Putin’s Nuclear Arms: a Pyrrhic Victory

The statements made by Russian President Putin during his ‘state of the union’ have been a source of media attention to the nuclear developments he emphasised. While his speech contained a concentrated portion of declarations on newly developed nuclear weapon systems, Putin referred only to weapon systems that have been in development for some time and were already publicly known. What is more interesting, however, is the way in which Putin portrays these weapon systems as offering Russia an ultimate advantage over their opponents, and specifically the United States of course. In reality, these achievements may not be so much of a victory, and perhaps more of a cost forced upon them by the United States.
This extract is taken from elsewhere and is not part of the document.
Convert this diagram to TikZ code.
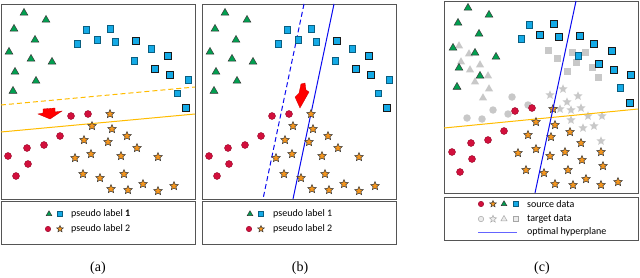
\documentclass[tikz,border=0pt]{standalone}
\usepackage{fontspec}
\setmainfont{Liberation Serif}
\newfontfamily\legfont{Carlito}
\usetikzlibrary{shapes.geometric}
\definecolor{tgreen}{RGB}{0,160,80}
\definecolor{tblue}{RGB}{20,170,230}
\definecolor{tred}{RGB}{210,15,60}
\definecolor{torange}{RGB}{245,150,30}
\definecolor{tgray}{RGB}{200,200,200}
\definecolor{tgold}{RGB}{255,188,0}
\definecolor{hblue}{RGB}{10,10,240}
\definecolor{lblue}{RGB}{100,100,255}
\definecolor{framec}{RGB}{85,85,85}
\tikzset{
  tri/.style={regular polygon, regular polygon sides=3, fill=tgreen, draw=black!80, line width=0.5pt, inner sep=0pt, minimum size=9pt},
  sq/.style={rectangle, fill=tblue, draw=tblue!55!black, line width=0.5pt, minimum size=6.5pt, inner sep=0pt},
  sqd/.style={sq, draw=black!90, line width=0.9pt},
  dot/.style={circle, fill=tred, draw=tred!70!black, line width=0.4pt, minimum size=7pt, inner sep=0pt},
  st/.style={star, star points=5, star point ratio=2.2, fill=torange, draw=black!80, line width=0.5pt, minimum size=9pt, inner sep=0pt},
  gtri/.style={regular polygon, regular polygon sides=3, fill=tgray, inner sep=0pt, minimum size=9.5pt},
  gsq/.style={rectangle, fill=tgray, minimum size=7pt, inner sep=0pt},
  gdot/.style={circle, fill=tgray, minimum size=7.5pt, inner sep=0pt},
  gst/.style={star, star points=5, star point ratio=2.2, fill=tgray, minimum size=9.5pt, inner sep=0pt},
  glegend/.style={fill=gray!15, draw=gray!70, line width=0.5pt},
  panel/.style={draw=framec, line width=0.9pt},
  leg/.style={font=\legfont\fontsize{10}{12}\selectfont, anchor=west, inner sep=0pt},
  captext/.style={font=\fontsize{14}{16}\selectfont},
  arr/.style={fill=red, draw=red!80!black, line width=0.3pt},
  gold/.style={draw=tgold, line width=1pt},
  hyp/.style={draw=hblue, line width=1pt},
}
\newcommand\pseudopanel[1]{%
  \foreach \x/\y [count=\i] in {24/13,46/20,14/29,35/40,9/52,31/59,52/62,15/72,36/81,13/91}
    \node[tri] (#1t\i) at (\x,\y) {};
  \foreach \x/\y [count=\i] in {86/30,110/29,77/44,97/40,115/42,151/49,134/61,188/80,177/93}
    \node[sq] (#1s\i) at (\x,\y) {};
  \foreach \x/\y [count=\i] in {136/41,168/56,155/69,170/75,186/108}
    \node[sqd] (#1d\i) at (\x,\y) {};
  \foreach \x/\y [count=\i] in {71/116,88/114,60/136,44/145,27/148,8/156,28/164,16/176}
    \node[dot] (#1c\i) at (\x,\y) {};
  \foreach \x/\y [count=\i] in {110/114,92/126,112/129,127/136,84/140,108/142,137/148,91/154,121/156,158/157,75/158,83/174,124/174,100/178,143/184,174/186,111/189,128/190,158/191}
    \node[st] (#1r\i) at (\x,\y) {};
}
\begin{document}
\begin{tikzpicture}[x=1pt,y=-1pt]
\useasboundingbox (0,0) rectangle (640,278);
% ---------- panel (a)
\draw[panel] (1,4) rectangle (195,199);
\coordinate (ga1) at (1,105); \coordinate (ga2) at (195,87);
\coordinate (gb1) at (1,132); \coordinate (gb2) at (195,114);
\draw[gold, dashed, dash pattern=on 5pt off 3pt] (ga1) -- (ga2);
\draw[gold] (gb1) -- (gb2);
\pseudopanel{a}
\fill[arr] (43,109) -- (55,108) -- (55,112) -- (62,111) -- (50,119) -- (38,114) -- (43,113) -- cycle;
\draw[panel] (1,201) rectangle (195,244);
\node[tri, minimum size=6.5pt] (la1) at (49,214) {};
\node[sq, minimum size=5pt] (la2) at (60,214) {};
\node[leg] (lta) at (71,214) {pseudo label \textbf{1}};
\node[dot, minimum size=5.5pt] (la3) at (48,229) {};
\node[st, minimum size=7pt] (la4) at (60,229) {};
\node[leg] (ltb) at (71,229) {pseudo label 2};
\node[captext] (capa) at (98,268) {(a)};
% ---------- panel (b)
\draw[panel] (202,4) rectangle (396,199);
\coordinate (ha1) at (304,4); \coordinate (ha2) at (263,199);
\coordinate (hb1) at (334,4); \coordinate (hb2) at (293,199);
\draw[hyp, dashed, dash pattern=on 5pt off 3pt] (ha1) -- (ha2);
\draw[hyp] (hb1) -- (hb2);
\begin{scope}[xshift=201pt]
\pseudopanel{b}
\end{scope}
\fill[arr] (301,84) -- (305,83) -- (306,90) -- (309,92) -- (300,108) -- (295,97) -- (299,93) -- cycle;
\draw[panel] (202,201) rectangle (396,244);
\node[tri, minimum size=6.5pt] (lb1) at (250,214) {};
\node[sq, minimum size=5pt] (lb2) at (261,214) {};
\node[leg] (ltc) at (273,214) {pseudo label 1};
\node[dot, minimum size=5.5pt] (lb3) at (249,229) {};
\node[st, minimum size=7pt] (lb4) at (261,229) {};
\node[leg] (ltd) at (273,229) {pseudo label 2};
\node[captext] (capb) at (300,268) {(b)};
% ---------- panel (c)
\draw[panel] (444,1) rectangle (638,193);
\foreach \x/\y [count=\i] in {459/46,469/54,461/62,470/70,480/65,488/76,475/82,489/89,483/98}
  \node[gtri] (cgt\i) at (\x,\y) {};
\foreach \x/\y [count=\i] in {548/51,557/59,572/53,585/53,576/63,567/72,592/68,598/78}
  \node[gsq] (cgs\i) at (\x,\y) {};
\foreach \x/\y [count=\i] in {512/97,528/105,493/110,508/114,467/118,482/119}
  \node[gdot] (cgc\i) at (\x,\y) {};
\foreach \x/\y [count=\i] in {550/95,563/89,578/96,567/102,560/109,571/110,581/108,571/120,588/116,602/116,583/128,594/126,601/141}
  \node[gst] (cgr\i) at (\x,\y) {};
\coordinate (oc1) at (444,128); \coordinate (oc2) at (638,109);
\coordinate (hc1) at (576,1); \coordinate (hc2) at (535,193);
\draw[gold] (oc1) -- (oc2);
\foreach \x/\y [count=\i] in {468/8,489/15,458/23,479/34,453/48,475/53,496/57,459/68,480/76,457/87}
  \node[tri] (ct\i) at (\x,\y) {};
\foreach \x/\y [count=\i] in {529/25,521/39,578/56,620/88}
  \node[sq] (cs\i) at (\x,\y) {};
\foreach \x/\y [count=\i] in {554/24,540/35,559/37,580/36,594/44,612/51,599/64,614/70,631/75,630/103}
  \node[sqd] (cd\i) at (\x,\y) {};
\foreach \x/\y [count=\i] in {515/111,532/108,504/131,488/140,471/143,452/152,472/159,460/172}
  \node[dot] (cc\i) at (\x,\y) {};
\foreach \x/\y [count=\i] in {553/109,536/122,555/125,570/132,528/135,551/137,581/143,536/149,565/152,601/152,518/153,550/156,582/160,603/166,526/170,568/170,544/173,586/179,618/182,555/184,573/185,601/185}
  \node[st] (cr\i) at (\x,\y) {};
\draw[hyp] (hc1) -- (hc2);
\draw[panel] (444,197) rectangle (638,240);
\node[dot, minimum size=5.5pt] (lc1) at (481,204) {};
\node[st, minimum size=7pt] (lc2) at (493,204) {};
\node[tri, minimum size=6.5pt] (lc3) at (504,204) {};
\node[sq, minimum size=5pt] (lc4) at (516,204) {};
\node[leg] (lte) at (527,204) {source data};
\node[gdot, glegend, minimum size=5.5pt] (lc5) at (481,219) {};
\node[gst, glegend, minimum size=7.5pt] (lc6) at (493,219) {};
\node[gtri, glegend, minimum size=7pt] (lc7) at (504,219) {};
\node[gsq, glegend, minimum size=5pt] (lc8) at (516,219) {};
\node[leg] (ltf) at (527,219) {target data};
\coordinate (lh1) at (478,232); \coordinate (lh2) at (517,232);
\draw[draw=lblue, line width=1pt] (lh1) -- (lh2);
\node[leg] (ltg) at (527,232) {optimal hyperplane};
\node[captext] (capc) at (542,268) {(c)};
\end{tikzpicture}
\end{document}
Putin focused a lot on the ability of these weapons to overcome the United States missile defense systems. It is true, of course, that any further development of Russian delivery systems of nuclear warheads increases the challenge to the United States missile defense. Some of the systems Russia is developing, such as hypersonic reentry vehicles, will indeed be able to pose a tremendous threat to the effectiveness of United States missile defense. In fact, the actual feasibility and effectiveness of existing United States missile defense systems remain untested, and the broad system may not even live up to the public statements on its performance.

The development of a hypersonic reentry vehicle would mean a drastic improvement in Russian nuclear capabilities, but this actual technological capability has yet to be demonstrated. A maneuvering reentry vehicle gliding at hypersonic speeds would be virtually untouchable by existing missile defense systems, but it requires Russia to make technological achievements at the limits of existing technology. The Russian investments in the development of these nuclear weapons are a direct response to the existence of the United States missile defense system, and as such, the cost of cutting-edge technological research and development that goes into these new Russian systems could already be considered a tremendous achievement on behalf of ballistic missile defense. Without having intercepted a single actual incoming missile, this system has forced Russia to allocate considerable resources into reinventing its nuclear forces to maintain confidence in the concept of Mutually Assured Destruction.

The costs incurred by the challenge of overcoming missile defense systems go beyond the development of these hypersonic reentry vehicles, however, as they still require an ICBM to lift them into space. Russia is developing the RS-26 Rubezh, a solid fuel ICBM, to lift a single one these hypersonic reentry vehicles into space, although there has also been speculation about possibly carrying multiple such hypersonic gliders in the heavier RS-28 Sarmat missile.

In addition to developing the hypersonic reentry vehicle to defeat missile defense systems, Russia also continues to invest in increased capabilities to launch multiple non hypersonic reentry vehicles towards their opponents. By using MIRV (multiple independently targetable reentry vehicles), they hope to overwhelm missile defense systems by presenting them with too many targets to deal with simultaneously. For this purpose, they are developing the RS-28 Sarmat, which is a slight improvement on the older R-36M2 missiles that are rapidly ageing. Russia traditionally insists on building their ICBM with a much higher ‘throw weight’ – the total weight of warheads on a single missile – than the United States. The RS-28 is estimated of being capable of launching 10 metric tons of nuclear armament towards Russia’s opponents. Compare this to the throw weight of the United States Minuteman III ICBM, which is just over one metric ton, and you can clearly see how Russia is pushing the limits of these systems.

Russia obsesses over the throw weight of its missiles, because according to their nuclear doctrine, it is more efficient to be able to launch multiple warheads with a single ICBM. The main assumption there is that this group of warheads can overwhelm terminal phase ballistic missile defense (the elements of missile defense specifically targeting the reentry vehicles as they home in on their targets). These systems are only the last line of defense, of course, and the United States doesn’t see things the same way. They believe the risk of putting that many warheads onto a single missile is too great. After all, when the missile is intercepted during an earlier stage of flight, or the missile fails, a larger number of warheads fails to reach its target.

Who is right in this matter is debatable, and perhaps we should hope not to find out at all, but an important element to consider here is the specific missile design Russia is forced into accepting in order to follow their strategy. Launching missiles carrying such considerable weight can only effectively be done by using liquid fueled missiles. The United States ICBM are exclusively solid-fueled, this means they can be launched faster, are more reliable, but of course lack the thrust to carry as many warheads as Russian ICBM do. For Russia, in order to launch one of its missiles, it first has to be fueled. Storing liquid fuel within these missiles can be dangerous, and they can’t be stored in that state as long as solid fuel missiles are typically kept in service. The fueling itself takes up time before a launch can take place, and this process itself is also relatively risky of course. In a true nuclear war scenario, where dozens of ICBM are launched simultaneously, the odds of mishaps become very high and Russia could lose numerous warheads to accidents during fueling or launch. As such, United States Ballistic Missile Defense isn’t only incurring great costs on Russian defense spending, but also encouraging Russia to stick with their riskier design approaches.